• _WHAT YOU NEED TO DO_
Your task is to copy a single run of lines that starts at the line with "Rebuild this chart" and stops at the line with "current_a = [2.5, 14.0]", keeping both ends. Copy nothing else.

• _LISTED ENTRIES_

· · ·

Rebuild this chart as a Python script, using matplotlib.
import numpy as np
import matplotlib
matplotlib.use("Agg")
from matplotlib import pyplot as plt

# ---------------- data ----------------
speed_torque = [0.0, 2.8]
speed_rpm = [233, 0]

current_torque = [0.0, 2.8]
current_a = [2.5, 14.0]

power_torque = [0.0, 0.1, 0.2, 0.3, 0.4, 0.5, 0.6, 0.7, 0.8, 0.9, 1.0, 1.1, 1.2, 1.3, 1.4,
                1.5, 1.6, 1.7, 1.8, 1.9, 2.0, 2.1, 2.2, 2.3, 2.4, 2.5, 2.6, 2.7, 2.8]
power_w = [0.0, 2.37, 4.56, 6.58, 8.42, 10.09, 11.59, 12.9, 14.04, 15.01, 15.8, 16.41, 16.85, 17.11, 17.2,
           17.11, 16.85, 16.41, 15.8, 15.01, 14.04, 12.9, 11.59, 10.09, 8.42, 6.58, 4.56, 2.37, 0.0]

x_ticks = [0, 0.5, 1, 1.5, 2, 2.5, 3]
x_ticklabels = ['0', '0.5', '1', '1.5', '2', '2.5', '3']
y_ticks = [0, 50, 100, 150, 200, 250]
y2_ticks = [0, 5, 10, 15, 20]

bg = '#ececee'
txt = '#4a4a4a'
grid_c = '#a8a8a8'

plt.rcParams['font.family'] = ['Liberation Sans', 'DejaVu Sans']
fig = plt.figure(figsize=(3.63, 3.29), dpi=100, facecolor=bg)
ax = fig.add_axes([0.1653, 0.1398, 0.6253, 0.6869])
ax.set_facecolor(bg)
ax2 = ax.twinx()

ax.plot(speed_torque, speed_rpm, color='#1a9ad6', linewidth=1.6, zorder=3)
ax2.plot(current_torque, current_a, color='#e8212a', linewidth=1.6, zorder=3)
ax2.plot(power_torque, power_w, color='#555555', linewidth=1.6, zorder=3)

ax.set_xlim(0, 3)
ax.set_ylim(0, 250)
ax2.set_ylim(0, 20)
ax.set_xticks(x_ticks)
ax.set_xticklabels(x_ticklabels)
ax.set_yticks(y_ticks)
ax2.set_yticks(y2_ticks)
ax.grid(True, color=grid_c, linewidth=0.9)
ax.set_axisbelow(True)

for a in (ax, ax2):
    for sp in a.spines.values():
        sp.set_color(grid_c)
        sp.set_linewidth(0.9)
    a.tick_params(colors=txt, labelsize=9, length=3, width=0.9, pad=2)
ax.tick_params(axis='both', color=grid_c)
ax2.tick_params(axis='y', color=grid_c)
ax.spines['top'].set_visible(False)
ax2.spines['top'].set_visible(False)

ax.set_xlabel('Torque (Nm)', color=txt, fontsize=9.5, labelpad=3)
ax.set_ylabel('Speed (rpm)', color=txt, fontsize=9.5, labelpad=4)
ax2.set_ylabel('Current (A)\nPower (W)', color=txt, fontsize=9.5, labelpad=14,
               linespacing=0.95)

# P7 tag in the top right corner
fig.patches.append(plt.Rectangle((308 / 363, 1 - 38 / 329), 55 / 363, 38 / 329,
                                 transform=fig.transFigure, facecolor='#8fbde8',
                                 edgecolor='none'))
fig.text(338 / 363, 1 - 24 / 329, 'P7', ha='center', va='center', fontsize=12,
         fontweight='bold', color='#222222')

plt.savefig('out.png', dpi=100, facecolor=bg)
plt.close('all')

· · ·

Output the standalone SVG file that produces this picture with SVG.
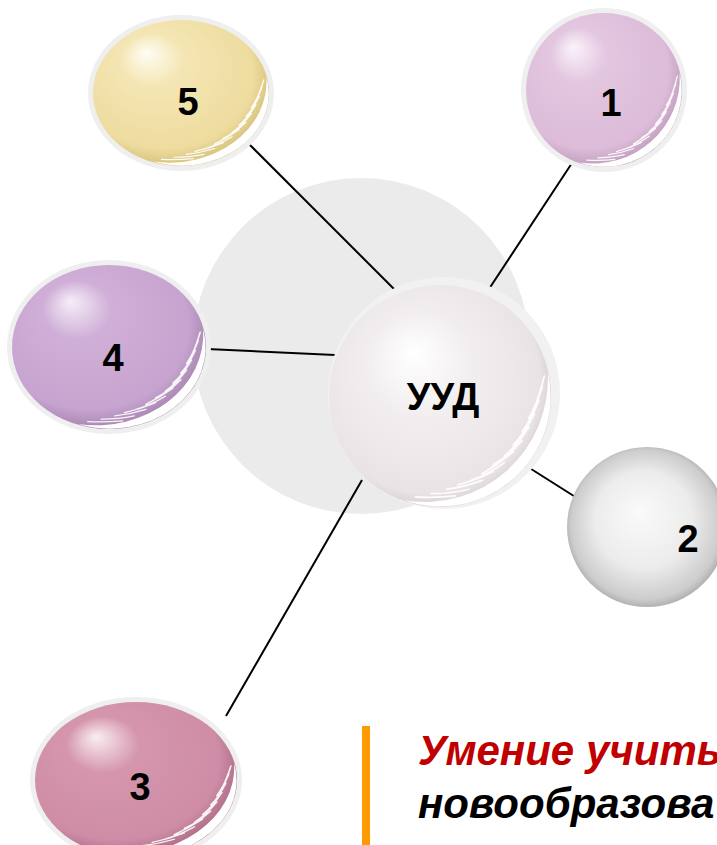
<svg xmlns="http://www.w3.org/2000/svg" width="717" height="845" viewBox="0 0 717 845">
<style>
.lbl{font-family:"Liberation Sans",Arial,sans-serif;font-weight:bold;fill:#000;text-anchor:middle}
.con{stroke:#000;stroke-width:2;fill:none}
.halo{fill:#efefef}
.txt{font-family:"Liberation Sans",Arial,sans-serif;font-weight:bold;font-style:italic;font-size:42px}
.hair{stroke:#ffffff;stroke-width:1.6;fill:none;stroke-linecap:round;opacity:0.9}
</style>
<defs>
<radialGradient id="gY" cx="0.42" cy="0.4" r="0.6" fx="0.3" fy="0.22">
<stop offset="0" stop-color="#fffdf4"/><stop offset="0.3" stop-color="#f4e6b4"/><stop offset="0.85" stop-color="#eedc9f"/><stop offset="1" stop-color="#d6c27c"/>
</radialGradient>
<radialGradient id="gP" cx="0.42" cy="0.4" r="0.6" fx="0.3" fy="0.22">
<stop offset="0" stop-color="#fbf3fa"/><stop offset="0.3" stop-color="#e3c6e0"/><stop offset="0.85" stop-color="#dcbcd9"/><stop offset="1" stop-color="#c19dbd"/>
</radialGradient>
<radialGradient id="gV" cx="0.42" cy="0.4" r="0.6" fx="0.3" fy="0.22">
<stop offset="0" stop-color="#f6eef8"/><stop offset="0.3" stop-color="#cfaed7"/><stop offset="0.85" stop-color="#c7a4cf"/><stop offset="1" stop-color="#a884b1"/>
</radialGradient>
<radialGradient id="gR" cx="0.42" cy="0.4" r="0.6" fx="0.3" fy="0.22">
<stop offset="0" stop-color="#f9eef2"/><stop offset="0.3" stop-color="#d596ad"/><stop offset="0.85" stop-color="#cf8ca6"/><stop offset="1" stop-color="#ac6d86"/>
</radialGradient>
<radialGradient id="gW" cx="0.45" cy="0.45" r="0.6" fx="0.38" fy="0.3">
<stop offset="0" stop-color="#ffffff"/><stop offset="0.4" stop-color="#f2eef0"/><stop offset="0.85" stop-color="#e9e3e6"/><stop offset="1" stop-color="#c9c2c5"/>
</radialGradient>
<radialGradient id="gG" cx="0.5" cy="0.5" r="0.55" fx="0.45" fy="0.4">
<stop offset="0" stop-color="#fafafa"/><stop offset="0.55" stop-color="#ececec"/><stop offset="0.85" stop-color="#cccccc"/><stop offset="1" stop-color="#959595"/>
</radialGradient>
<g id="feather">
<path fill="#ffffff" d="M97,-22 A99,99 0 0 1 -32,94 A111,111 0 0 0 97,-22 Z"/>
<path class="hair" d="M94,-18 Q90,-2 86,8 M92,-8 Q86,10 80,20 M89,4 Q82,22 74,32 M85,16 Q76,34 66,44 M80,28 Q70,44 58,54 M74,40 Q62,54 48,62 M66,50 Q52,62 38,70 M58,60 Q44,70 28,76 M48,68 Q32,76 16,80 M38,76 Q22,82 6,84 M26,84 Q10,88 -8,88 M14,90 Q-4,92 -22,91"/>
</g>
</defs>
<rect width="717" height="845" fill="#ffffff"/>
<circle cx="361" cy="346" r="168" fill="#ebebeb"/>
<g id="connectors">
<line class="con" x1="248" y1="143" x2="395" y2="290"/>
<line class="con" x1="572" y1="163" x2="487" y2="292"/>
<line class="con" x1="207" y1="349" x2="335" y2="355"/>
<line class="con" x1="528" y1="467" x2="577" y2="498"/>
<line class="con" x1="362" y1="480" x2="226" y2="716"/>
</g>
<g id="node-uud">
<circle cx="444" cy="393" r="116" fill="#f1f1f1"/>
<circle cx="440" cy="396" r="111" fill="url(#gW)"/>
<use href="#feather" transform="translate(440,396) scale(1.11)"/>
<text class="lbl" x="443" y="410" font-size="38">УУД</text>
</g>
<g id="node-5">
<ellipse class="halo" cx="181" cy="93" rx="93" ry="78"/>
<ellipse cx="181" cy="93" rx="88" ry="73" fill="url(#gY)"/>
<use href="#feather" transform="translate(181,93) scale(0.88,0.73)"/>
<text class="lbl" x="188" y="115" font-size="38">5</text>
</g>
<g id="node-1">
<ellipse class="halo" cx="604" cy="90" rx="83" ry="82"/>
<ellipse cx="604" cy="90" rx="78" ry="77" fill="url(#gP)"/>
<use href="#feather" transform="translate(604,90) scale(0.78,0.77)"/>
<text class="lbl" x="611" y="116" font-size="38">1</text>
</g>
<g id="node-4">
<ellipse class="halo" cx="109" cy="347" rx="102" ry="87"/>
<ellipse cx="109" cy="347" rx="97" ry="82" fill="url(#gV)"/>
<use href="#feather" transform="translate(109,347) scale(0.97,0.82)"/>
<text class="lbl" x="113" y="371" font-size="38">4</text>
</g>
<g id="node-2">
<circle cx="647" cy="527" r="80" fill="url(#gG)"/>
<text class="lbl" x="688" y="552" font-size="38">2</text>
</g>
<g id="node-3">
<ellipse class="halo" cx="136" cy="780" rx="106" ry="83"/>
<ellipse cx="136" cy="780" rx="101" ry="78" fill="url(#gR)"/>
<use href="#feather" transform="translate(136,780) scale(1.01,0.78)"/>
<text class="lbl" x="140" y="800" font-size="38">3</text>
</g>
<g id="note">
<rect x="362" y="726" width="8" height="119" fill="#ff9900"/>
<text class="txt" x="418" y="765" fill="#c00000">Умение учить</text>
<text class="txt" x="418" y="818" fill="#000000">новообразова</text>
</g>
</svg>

· · ·

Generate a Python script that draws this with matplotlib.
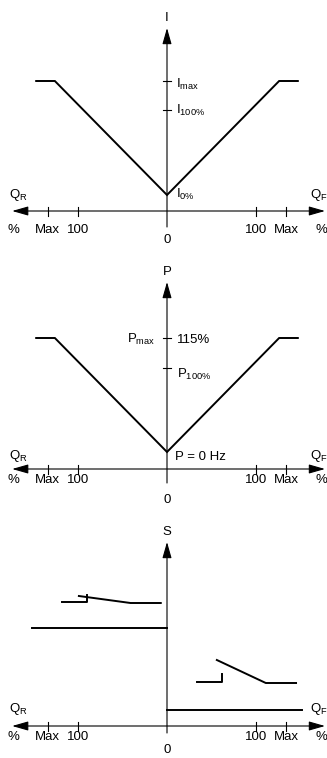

· · ·

• _WORKED SOLUTION_
Rebuild this chart as a Python script, using matplotlib.
import numpy as np
import matplotlib
matplotlib.use("Agg")
from matplotlib import pyplot as plt

# ---------------- data ----------------
speed_torque = [0.0, 2.8]
speed_rpm = [233, 0]

current_torque = [0.0, 2.8]
current_a = [2.5, 14.0]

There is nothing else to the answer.